Another seasonal treat is wild garlic, found in shady or wooded areas. You can’t miss the smell if you’re out walking. To harvest it you should take the smaller leaves (the bigger ones can get a bit stringy and bitter) but leave the roots behind so there will be more next year.
It makes a great pesto which is very versatile – use it on pasta, as a salad dressing, swirled in soup or in a toasted sandwich with soft cheese or tofu.
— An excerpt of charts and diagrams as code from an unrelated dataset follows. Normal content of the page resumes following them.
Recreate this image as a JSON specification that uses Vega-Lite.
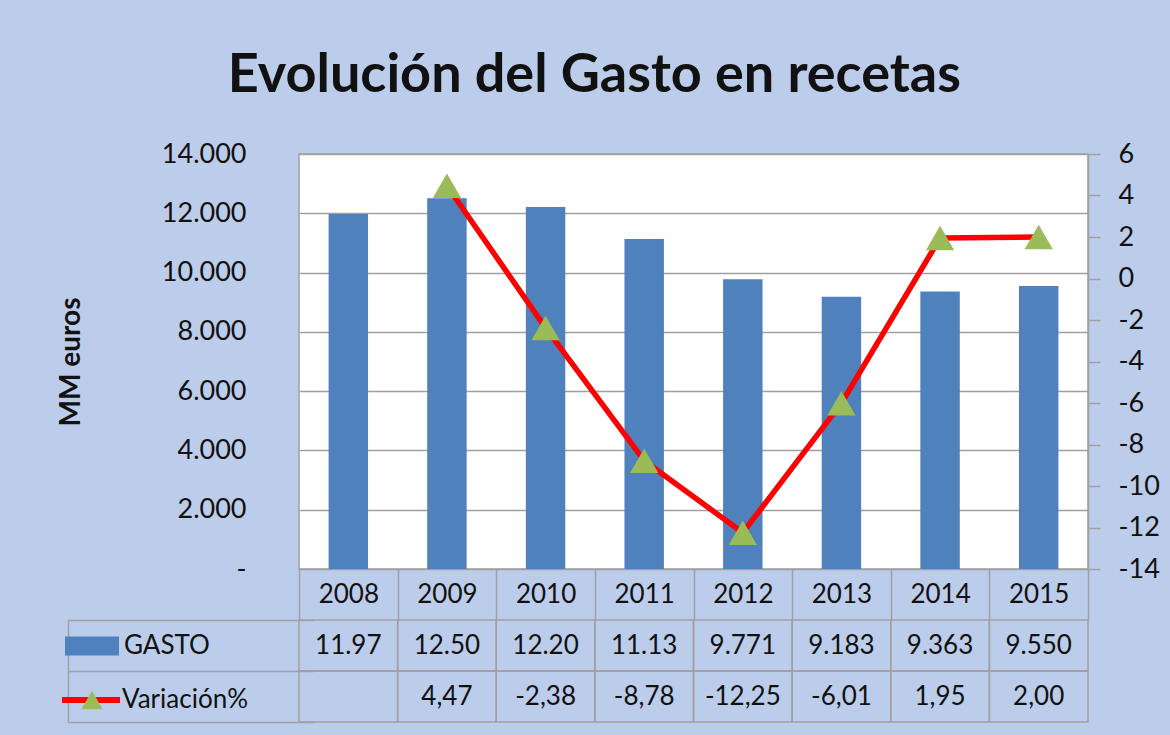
{
  "$schema": "https://vega.github.io/schema/vega-lite/v6.json",
  "background": "#bccdeb",
  "padding": {"left": 56, "top": 49, "right": 15, "bottom": 20},
  "title": {"text": "Evolución del Gasto en recetas", "font": "Lato", "fontSize": 54, "fontWeight": "bold", "color": "#111111", "anchor": "middle", "offset": 36, "dx": -14},
  "data": {"values": [
    {"year": "2008", "gasto": 11975, "gastoTxt": "11.97", "variacion": null, "varTxt": ""},
    {"year": "2009", "gasto": 12505, "gastoTxt": "12.50", "variacion": 4.47, "varTxt": "4,47"},
    {"year": "2010", "gasto": 12210, "gastoTxt": "12.20", "variacion": -2.38, "varTxt": "-2,38"},
    {"year": "2011", "gasto": 11135, "gastoTxt": "11.13", "variacion": -8.78, "varTxt": "-8,78"},
    {"year": "2012", "gasto": 9771, "gastoTxt": "9.771", "variacion": -12.25, "varTxt": "-12,25"},
    {"year": "2013", "gasto": 9183, "gastoTxt": "9.183", "variacion": -6.01, "varTxt": "-6,01"},
    {"year": "2014", "gasto": 9363, "gastoTxt": "9.363", "variacion": 1.95, "varTxt": "1,95"},
    {"year": "2015", "gasto": 9550, "gastoTxt": "9.550", "variacion": 2.0, "varTxt": "2,00"}
  ]},
  "bounds": "flush",
  "spacing": 51,
  "vconcat": [
    {
      "width": 789,
      "height": 415,
      "view": {"fill": "#ffffff", "stroke": "#a0a0a0", "strokeWidth": 1.5},
      "encoding": {
        "x": {"field": "year", "type": "nominal", "sort": null,
          "scale": {"paddingInner": 0, "paddingOuter": 0},
          "axis": {"title": null, "labelAngle": 0, "labelFontSize": 26, "labelColor": "#111111", "tickBand": "extent", "tickSize": 51, "tickColor": "#a0a0a0", "tickWidth": 1.5, "domain": false, "labelBaseline": "middle", "labelPadding": -25.5}}
      },
      "layer": [
        {
          "mark": {"type": "bar", "width": {"band": 0.4}},
          "encoding": {
            "y": {"field": "gasto", "type": "quantitative", "scale": {"domain": [0, 14000], "nice": false},
              "axis": {"values": [0, 2000, 4000, 6000, 8000, 10000, 12000, 14000], "title": "MM euros", "titleFontSize": 28, "titleFontWeight": "bold", "titleColor": "#111111", "titlePadding": 76,
                "grid": true, "gridColor": "#a0a0a0", "gridWidth": 1.5, "ticks": false, "domain": false, "labelPadding": 53, "labelFontSize": 27, "labelColor": "#111111",
                "labelExpr": "datum.value == 0 ? '-\u2002' : replace(format(datum.value, ','), ',', '.')"}},
            "color": {"datum": "GASTO", "scale": {"range": ["#4f81bd"]},
              "legend": {"orient": "none", "legendX": -234, "legendY": 465, "title": null, "symbolType": "M-1,-0.35L1,-0.35L1,0.35L-1,0.35Z", "symbolSize": 2916, "symbolStrokeWidth": 0, "labelFontSize": 26, "labelColor": "#111111", "labelOffset": 5, "padding": 0}}
          }
        },
        {
          "encoding": {
            "y": {"field": "variacion", "type": "quantitative", "scale": {"domain": [-14, 6], "nice": false},
              "axis": {"orient": "right", "values": [-14, -12, -10, -8, -6, -4, -2, 0, 2, 4, 6], "title": null, "grid": false, "domain": true, "domainColor": "#a0a0a0", "domainWidth": 1.5, "ticks": true, "tickSize": 12, "tickColor": "#a0a0a0", "tickWidth": 1.5, "labelFontSize": 27, "labelPadding": 18, "labelColor": "#111111", "labelExpr": "'' + datum.value"}}
          },
          "layer": [
            {
              "mark": {"type": "line", "strokeWidth": 5.5, "strokeCap": "round", "strokeJoin": "round"},
              "encoding": {
                "stroke": {"datum": "Variación%", "scale": {"range": ["#ff0000"]},
                  "legend": {"orient": "none", "legendX": -240, "legendY": 514, "title": null, "symbolType": "stroke", "symbolSize": 3364, "symbolStrokeWidth": 6, "labelFontSize": 26, "labelColor": "#111111", "labelOffset": -1, "padding": 0}}
              }
            },
            {
              "mark": {"type": "point", "filled": true, "color": "#9bbb59", "size": 800, "opacity": 1},
              "encoding": {
                "shape": {"datum": "tri", "scale": {"range": ["triangle-up"]},
                  "legend": {"orient": "none", "legendX": -218, "legendY": 535, "title": null, "symbolType": "triangle-up", "symbolSize": 450, "symbolFillColor": "#9bbb59", "symbolStrokeWidth": 0, "symbolOpacity": 1, "labelExpr": "''", "padding": 0, "zindex": 5}}
              }
            }
          ]
        }
      ],
      "resolve": {"scale": {"y": "independent"}}
    },
    {
      "width": 789,
      "height": 102,
      "transform": [{"fold": ["gastoTxt", "varTxt"], "as": ["row", "txt"]}],
      "encoding": {
        "x": {"field": "year", "type": "nominal", "sort": null, "scale": {"paddingInner": 0, "paddingOuter": 0}, "axis": null},
        "y": {"field": "row", "type": "nominal", "scale": {"domain": ["gastoTxt", "varTxt"], "paddingInner": 0, "paddingOuter": 0},
          "axis": {"title": null, "labels": false, "domain": true, "domainColor": "#a0a0a0", "domainWidth": 1.5, "ticks": true, "tickBand": "extent", "tickSize": -245, "tickColor": "#a0a0a0", "tickWidth": 1.5, "offset": 231, "grid": false}}
      },
      "layer": [
        {"mark": {"type": "rect", "fillOpacity": 0, "stroke": "#a0a0a0", "strokeWidth": 1.5}},
        {"mark": {"type": "text", "fontSize": 26, "color": "#111111"}, "encoding": {"text": {"field": "txt"}}}
      ]
    }
  ],
  "config": {
    "font": "Lato",
    "view": {"stroke": null},
    "axis": {"labelFont": "Lato", "titleFont": "Lato"},
    "legend": {"labelFont": "Lato"}
  }
}
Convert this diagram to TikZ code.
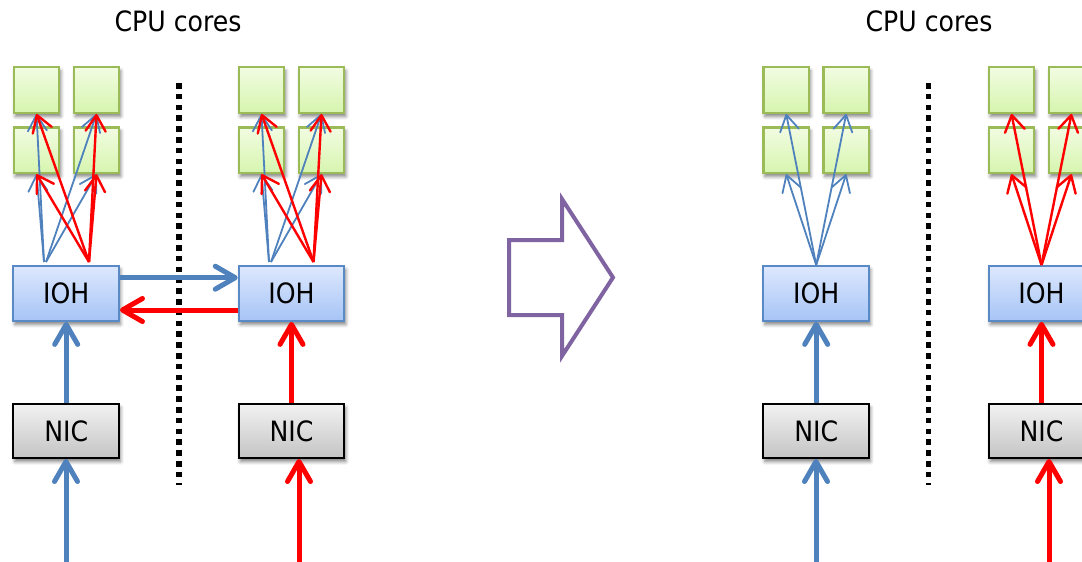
\documentclass[tikz,border=0pt]{standalone}
\usepackage{fontspec}
\setmainfont{DejaVu Sans Condensed}
\usetikzlibrary{arrows.meta,shadows.blur}

\definecolor{linkblue}{HTML}{4F81BD}
\definecolor{linkred}{HTML}{FF0000}
\definecolor{coreedge}{HTML}{9BBB59}
\definecolor{coretop}{HTML}{F2FCE2}
\definecolor{corebot}{HTML}{D6F5AE}
\definecolor{iohedge}{HTML}{5A8AC6}
\definecolor{iohtop}{HTML}{DDE8FD}
\definecolor{iohbot}{HTML}{A6C4F6}
\definecolor{nictop}{HTML}{F2F2F2}
\definecolor{nicbot}{HTML}{C4C4C4}
\definecolor{shiftarrow}{HTML}{8064A2}

\newcommand\labelsize{\fontsize{28}{34}\selectfont}

\tikzset{
  boxshadow/.style={blur shadow={shadow xshift=1.5pt, shadow yshift=-3.5pt,
      shadow blur radius=3.5pt, shadow opacity=50}},
  core/.style={draw=coreedge, line width=2.4pt, top color=coretop,
      bottom color=corebot, minimum width=45.5pt, minimum height=45.5pt,
      inner sep=0pt, boxshadow},
  ioh/.style={draw=iohedge, line width=2pt, top color=iohtop,
      bottom color=iohbot, minimum width=105.5pt, minimum height=55pt,
      inner sep=0pt, boxshadow, font=\labelsize},
  nic/.style={draw=black, line width=2pt, top color=nictop,
      bottom color=nicbot, minimum width=105.5pt, minimum height=54pt,
      inner sep=0pt, boxshadow, font=\labelsize},
  caption/.style={font=\labelsize, inner sep=0pt},
  thinblue/.style={draw=linkblue, line width=1.8pt,
      -{Straight Barb[length=16pt,width=19pt,round]}},
  thinred/.style={draw=linkred, line width=2.4pt,
      -{Straight Barb[length=16pt,width=20pt,round]}},
  thickblue/.style={draw=linkblue, line width=5pt,
      -{Straight Barb[length=20pt,width=23pt,round]}},
  thickred/.style={draw=linkred, line width=5pt,
      -{Straight Barb[length=20pt,width=23pt,round]}},
  dotline/.style={draw=black, line width=5.5pt, dash pattern=on 5.5pt off 5.3pt},
}

\begin{document}
\begin{tikzpicture}[x=1pt, y=-1pt]
\useasboundingbox (0,0) rectangle (1082,562);

% captions
\node[caption] (capL) at (178,21.5) {CPU cores};
\node[caption] (capR) at (929,21.5) {CPU cores};

% socket separators
\draw[dotline] (179,83) -- (179,485);
\draw[dotline] (928.7,83) -- (928.7,485);

% core blocks: four per socket
\foreach \g/\x in {LA/36.5, LB/261.5, RA/786.2, RB/1011.5} {
  \node[core] (\g1) at (\x,90) {};
  \node[core] (\g2) at (\x+60,90) {};
  \node[core] (\g3) at (\x,150.2) {};
  \node[core] (\g4) at (\x+60,150.2) {};
}

% IO hubs and NICs
\foreach \g/\x in {LA/66.2, LB/291.5, RA/816.2, RB/1041.5} {
  \node[ioh] (ioh\g) at (\x,293.4) {IOH};
  \node[nic] (nic\g) at (\x,431) {NIC};
}

% origins of the core-bound flows
\coordinate (bLA) at (44,262);
\coordinate (bLAr) at (46,262);
\coordinate (rLA) at (89,262);
\coordinate (bLB) at (269,262);
\coordinate (bLBr) at (271,262);
\coordinate (rLB) at (313.5,262);
\coordinate (bRA) at (816.2,265);
\coordinate (rRB) at (1041.5,265);

% left: flows spread over all cores of a socket
\draw[thinblue] (bLA) -- (LA1.south);
\draw[thinblue] (bLA) -- (LA3.south);
\draw[thinblue] (bLAr) -- (LA2.south);
\draw[thinblue] (bLAr) -- (LA4.south);
\draw[thinblue] (bLB) -- (LB1.south);
\draw[thinblue] (bLB) -- (LB3.south);
\draw[thinblue] (bLBr) -- (LB2.south);
\draw[thinblue] (bLBr) -- (LB4.south);
\foreach \c in {1,2,3,4} {
  \draw[thinred] (rLA) -- (LA\c.south);
  \draw[thinred] (rLB) -- (LB\c.south);
}

% right: each flow stays on its own socket
\foreach \c in {1,2,3,4} {
  \draw[thinblue] (bRA) -- (RA\c.south);
  \draw[thinred] (rRB) -- (RB\c.south);
}

% traffic between the two IO hubs
\draw[thickblue] ([yshift=15.7pt]iohLA.east) -- ([yshift=15.7pt]iohLB.west);
\draw[thickred] ([yshift=-16.6pt]iohLB.west) -- ([yshift=-16.6pt]iohLA.east);

% NIC to IO hub
\draw[thickblue] (nicLA.north) -- (iohLA.south);
\draw[thickred] (nicLB.north) -- (iohLB.south);
\draw[thickblue] (nicRA.north) -- (iohRA.south);
\draw[thickred] (nicRB.north) -- (iohRB.south);

% incoming packets
\coordinate (inLA) at (66,562);
\coordinate (inLB) at (299,562);
\coordinate (inRA) at (816,562);
\coordinate (inRB) at (1049,562);
\draw[thickblue] (inLA) -- (inLA |- nicLA.south);
\draw[thickred] (inLB) -- (inLB |- nicLB.south);
\draw[thickblue] (inRA) -- (inRA |- nicRA.south);
\draw[thickred] (inRB) -- (inRB |- nicRB.south);

% block arrow between the two setups
\draw[draw=shiftarrow, line width=4pt, fill=white]
  (509,240) -- (562,240) -- (562,199) -- (613,277.5) -- (562,356)
  -- (562,315) -- (509,315) -- cycle;
\end{tikzpicture}
\end{document}
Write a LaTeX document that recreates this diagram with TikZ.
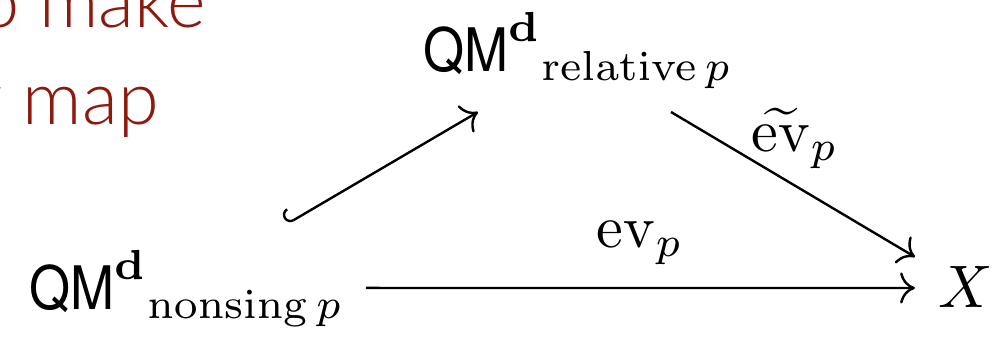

It will keep in the fridge for a week or so if sealed tightly.
Wild garlic pesto
100g wild garlic leaves (about 2 large handfuls, use smaller ones)
50g Parmesan (or similar hard cheese) grated
50g pine nuts (or walnuts or hazelnuts) toasted in a dry frying pan for about 5 minutes until golden
olive oil (sunflower or rapeseed are alternatives)
lemon juice, to taste
salt & pepper (add chilli flakes if you like a bit of heat)
Rinse the wild garlic and place in a food processor with the parmesan and a pinch of salt. Blitz until it turns into a paste. Add the nuts and blitz more, then add the oil until you get the consistency you want. Season and add a squeeze of lemon juice to taste. Spoon into a jar and cover with a layer of oil to keep it fresh then seal tightly and keep in the fridge.